• Task instructions: Copy out the listing that follows, exact in every word, and skip the images.

• Source material:
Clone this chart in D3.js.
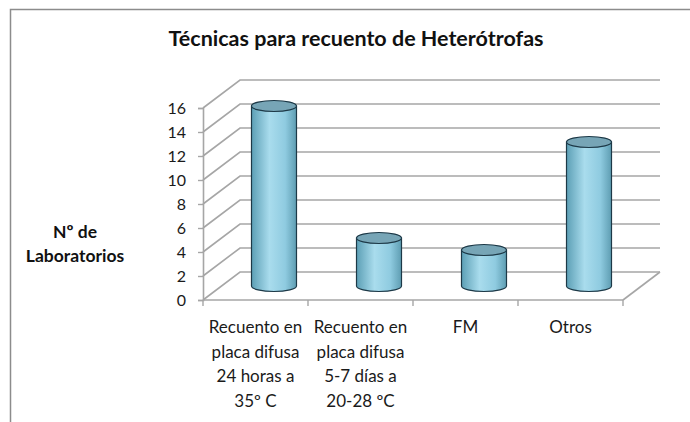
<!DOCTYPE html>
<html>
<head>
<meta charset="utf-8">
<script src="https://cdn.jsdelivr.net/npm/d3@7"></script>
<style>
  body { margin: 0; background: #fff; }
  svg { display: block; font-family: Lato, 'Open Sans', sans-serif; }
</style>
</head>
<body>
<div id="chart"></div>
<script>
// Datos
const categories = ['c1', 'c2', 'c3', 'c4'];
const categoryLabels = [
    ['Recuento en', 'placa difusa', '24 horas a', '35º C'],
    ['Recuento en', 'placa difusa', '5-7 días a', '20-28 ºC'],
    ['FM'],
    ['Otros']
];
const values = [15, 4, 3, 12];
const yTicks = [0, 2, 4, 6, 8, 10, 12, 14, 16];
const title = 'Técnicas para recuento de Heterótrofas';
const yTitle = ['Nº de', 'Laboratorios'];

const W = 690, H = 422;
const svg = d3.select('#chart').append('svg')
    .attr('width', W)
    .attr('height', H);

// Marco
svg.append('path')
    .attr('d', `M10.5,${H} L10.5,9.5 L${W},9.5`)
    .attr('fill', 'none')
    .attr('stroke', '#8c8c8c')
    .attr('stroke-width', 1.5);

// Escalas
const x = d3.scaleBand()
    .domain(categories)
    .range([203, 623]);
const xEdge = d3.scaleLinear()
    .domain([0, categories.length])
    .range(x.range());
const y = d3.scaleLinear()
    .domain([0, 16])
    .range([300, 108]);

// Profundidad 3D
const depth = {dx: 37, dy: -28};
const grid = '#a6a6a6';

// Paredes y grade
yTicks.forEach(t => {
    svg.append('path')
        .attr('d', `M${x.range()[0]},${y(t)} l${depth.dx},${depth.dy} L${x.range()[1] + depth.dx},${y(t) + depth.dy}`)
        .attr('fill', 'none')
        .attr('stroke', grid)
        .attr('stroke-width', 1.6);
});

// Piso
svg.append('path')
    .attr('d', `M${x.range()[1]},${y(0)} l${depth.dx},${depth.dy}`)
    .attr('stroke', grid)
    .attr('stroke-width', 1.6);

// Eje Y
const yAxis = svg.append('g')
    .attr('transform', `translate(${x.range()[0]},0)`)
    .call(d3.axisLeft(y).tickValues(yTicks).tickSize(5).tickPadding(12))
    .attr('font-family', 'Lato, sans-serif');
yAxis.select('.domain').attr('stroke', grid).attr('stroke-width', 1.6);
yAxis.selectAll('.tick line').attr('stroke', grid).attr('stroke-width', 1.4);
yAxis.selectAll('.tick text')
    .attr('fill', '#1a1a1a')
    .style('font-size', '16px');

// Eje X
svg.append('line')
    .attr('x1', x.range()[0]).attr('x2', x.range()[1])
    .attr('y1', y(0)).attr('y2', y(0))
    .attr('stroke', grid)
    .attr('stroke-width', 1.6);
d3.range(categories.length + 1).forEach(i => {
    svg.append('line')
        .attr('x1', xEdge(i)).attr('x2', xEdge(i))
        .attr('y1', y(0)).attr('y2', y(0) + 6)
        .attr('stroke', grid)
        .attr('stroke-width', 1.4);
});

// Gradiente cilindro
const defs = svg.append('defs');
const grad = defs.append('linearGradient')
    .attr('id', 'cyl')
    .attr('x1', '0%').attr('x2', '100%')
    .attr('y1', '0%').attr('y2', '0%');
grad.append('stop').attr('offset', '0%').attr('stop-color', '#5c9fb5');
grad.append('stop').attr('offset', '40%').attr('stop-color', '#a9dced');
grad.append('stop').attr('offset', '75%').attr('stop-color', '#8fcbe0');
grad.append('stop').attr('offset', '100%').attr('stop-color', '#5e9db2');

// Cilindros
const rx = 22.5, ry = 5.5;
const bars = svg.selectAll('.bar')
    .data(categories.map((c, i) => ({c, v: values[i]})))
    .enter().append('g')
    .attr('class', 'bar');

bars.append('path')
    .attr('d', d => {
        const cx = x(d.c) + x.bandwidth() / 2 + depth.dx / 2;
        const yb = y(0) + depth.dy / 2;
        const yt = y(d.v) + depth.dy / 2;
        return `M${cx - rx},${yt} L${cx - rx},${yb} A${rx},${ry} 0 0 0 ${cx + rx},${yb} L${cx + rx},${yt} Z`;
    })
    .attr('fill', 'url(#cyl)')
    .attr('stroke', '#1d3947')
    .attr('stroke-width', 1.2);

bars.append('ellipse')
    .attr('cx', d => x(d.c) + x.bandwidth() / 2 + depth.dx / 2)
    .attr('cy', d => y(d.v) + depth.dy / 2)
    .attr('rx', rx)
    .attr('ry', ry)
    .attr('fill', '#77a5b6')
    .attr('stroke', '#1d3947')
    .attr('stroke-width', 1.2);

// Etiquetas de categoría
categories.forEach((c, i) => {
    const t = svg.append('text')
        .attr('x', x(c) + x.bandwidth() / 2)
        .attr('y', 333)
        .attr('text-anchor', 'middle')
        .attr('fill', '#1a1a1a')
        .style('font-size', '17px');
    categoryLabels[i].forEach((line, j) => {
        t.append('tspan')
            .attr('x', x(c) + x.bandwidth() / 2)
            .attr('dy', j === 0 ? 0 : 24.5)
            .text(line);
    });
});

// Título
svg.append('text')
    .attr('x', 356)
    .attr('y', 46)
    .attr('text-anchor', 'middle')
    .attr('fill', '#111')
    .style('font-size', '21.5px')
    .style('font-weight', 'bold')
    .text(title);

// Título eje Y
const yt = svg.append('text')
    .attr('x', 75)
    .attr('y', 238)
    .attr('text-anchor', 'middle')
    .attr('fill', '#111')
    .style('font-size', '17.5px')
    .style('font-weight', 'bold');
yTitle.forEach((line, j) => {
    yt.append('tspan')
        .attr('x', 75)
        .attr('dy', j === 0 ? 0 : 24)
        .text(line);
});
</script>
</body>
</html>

• Result of this exercise:
Clone this chart in D3.js.
<!DOCTYPE html>
<html>
<head>
<meta charset="utf-8">
<script src="https://cdn.jsdelivr.net/npm/d3@7"></script>
<style>
  body { margin: 0; background: #fff; }
  svg { display: block; font-family: Lato, 'Open Sans', sans-serif; }
</style>
</head>
<body>
<div id="chart"></div>
<script>
// Datos
const categories = ['c1', 'c2', 'c3', 'c4'];
const categoryLabels = [
    ['Recuento en', 'placa difusa', '24 horas a', '35º C'],
    ['Recuento en', 'placa difusa', '5-7 días a', '20-28 ºC'],
    ['FM'],
    ['Otros']
];
const values = [15, 4, 3, 12];
const yTicks = [0, 2, 4, 6, 8, 10, 12, 14, 16];
const title = 'Técnicas para recuento de Heterótrofas';
const yTitle = ['Nº de', 'Laboratorios'];

const W = 690, H = 422;
const svg = d3.select('#chart').append('svg')
    .attr('width', W)
    .attr('height', H);

// Marco
svg.append('path')
    .attr('d', `M10.5,${H} L10.5,9.5 L${W},9.5`)
    .attr('fill', 'none')
    .attr('stroke', '#8c8c8c')
    .attr('stroke-width', 1.5);

// Escalas
const x = d3.scaleBand()
    .domain(categories)
    .range([203, 623]);
const xEdge = d3.scaleLinear()
    .domain([0, categories.length])
    .range(x.range());
const y = d3.scaleLinear()
    .domain([0, 16])
    .range([300, 108]);

// Profundidad 3D
const depth = {dx: 37, dy: -28};
const grid = '#a6a6a6';

// Paredes y grade
yTicks.forEach(t => {
    svg.append('path')
        .attr('d', `M${x.range()[0]},${y(t)} l${depth.dx},${depth.dy} L${x.range()[1] + depth.dx},${y(t) + depth.dy}`)
        .attr('fill', 'none')
        .attr('stroke', grid)
        .attr('stroke-width', 1.6);
});

// Piso
svg.append('path')
    .attr('d', `M${x.range()[1]},${y(0)} l${depth.dx},${depth.dy}`)
    .attr('stroke', grid)
    .attr('stroke-width', 1.6);

// Eje Y
const yAxis = svg.append('g')
    .attr('transform', `translate(${x.range()[0]},0)`)
    .call(d3.axisLeft(y).tickValues(yTicks).tickSize(5).tickPadding(12))
    .attr('font-family', 'Lato, sans-serif');
yAxis.select('.domain').attr('stroke', grid).attr('stroke-width', 1.6);
yAxis.selectAll('.tick line').attr('stroke', grid).attr('stroke-width', 1.4);
yAxis.selectAll('.tick text')
    .attr('fill', '#1a1a1a')
    .style('font-size', '16px');

// Eje X
svg.append('line')
    .attr('x1', x.range()[0]).attr('x2', x.range()[1])
    .attr('y1', y(0)).attr('y2', y(0))
    .attr('stroke', grid)
    .attr('stroke-width', 1.6);
d3.range(categories.length + 1).forEach(i => {
    svg.append('line')
        .attr('x1', xEdge(i)).attr('x2', xEdge(i))
        .attr('y1', y(0)).attr('y2', y(0) + 6)
        .attr('stroke', grid)
        .attr('stroke-width', 1.4);
});

// Gradiente cilindro
const defs = svg.append('defs');
const grad = defs.append('linearGradient')
    .attr('id', 'cyl')
    .attr('x1', '0%').attr('x2', '100%')
    .attr('y1', '0%').attr('y2', '0%');
grad.append('stop').attr('offset', '0%').attr('stop-color', '#5c9fb5');
grad.append('stop').attr('offset', '40%').attr('stop-color', '#a9dced');
grad.append('stop').attr('offset', '75%').attr('stop-color', '#8fcbe0');
grad.append('stop').attr('offset', '100%').attr('stop-color', '#5e9db2');

// Cilindros
const rx = 22.5, ry = 5.5;
const bars = svg.selectAll('.bar')
    .data(categories.map((c, i) => ({c, v: values[i]})))
    .enter().append('g')
    .attr('class', 'bar');

bars.append('path')
    .attr('d', d => {
        const cx = x(d.c) + x.bandwidth() / 2 + depth.dx / 2;
        const yb = y(0) + depth.dy / 2;
        const yt = y(d.v) + depth.dy / 2;
        return `M${cx - rx},${yt} L${cx - rx},${yb} A${rx},${ry} 0 0 0 ${cx + rx},${yb} L${cx + rx},${yt} Z`;
    })
    .attr('fill', 'url(#cyl)')
    .attr('stroke', '#1d3947')
    .attr('stroke-width', 1.2);

bars.append('ellipse')
    .attr('cx', d => x(d.c) + x.bandwidth() / 2 + depth.dx / 2)
    .attr('cy', d => y(d.v) + depth.dy / 2)
    .attr('rx', rx)
    .attr('ry', ry)
    .attr('fill', '#77a5b6')
    .attr('stroke', '#1d3947')
    .attr('stroke-width', 1.2);

// Etiquetas de categoría
categories.forEach((c, i) => {
    const t = svg.append('text')
        .attr('x', x(c) + x.bandwidth() / 2)
        .attr('y', 333)
        .attr('text-anchor', 'middle')
        .attr('fill', '#1a1a1a')
        .style('font-size', '17px');
    categoryLabels[i].forEach((line, j) => {
        t.append('tspan')
            .attr('x', x(c) + x.bandwidth() / 2)
            .attr('dy', j === 0 ? 0 : 24.5)
            .text(line);
    });
});

// Título
svg.append('text')
    .attr('x', 356)
    .attr('y', 46)
    .attr('text-anchor', 'middle')
    .attr('fill', '#111')
    .style('font-size', '21.5px')
    .style('font-weight', 'bold')
    .text(title);

// Título eje Y
const yt = svg.append('text')
    .attr('x', 75)
    .attr('y', 238)
    .attr('text-anchor', 'middle')
    .attr('fill', '#111')
    .style('font-size', '17.5px')
    .style('font-weight', 'bold');
yTitle.forEach((line, j) => {
    yt.append('tspan')
        .attr('x', 75)
        .attr('dy', j === 0 ? 0 : 24)
        .text(line);
});
</script>
</body>
</html>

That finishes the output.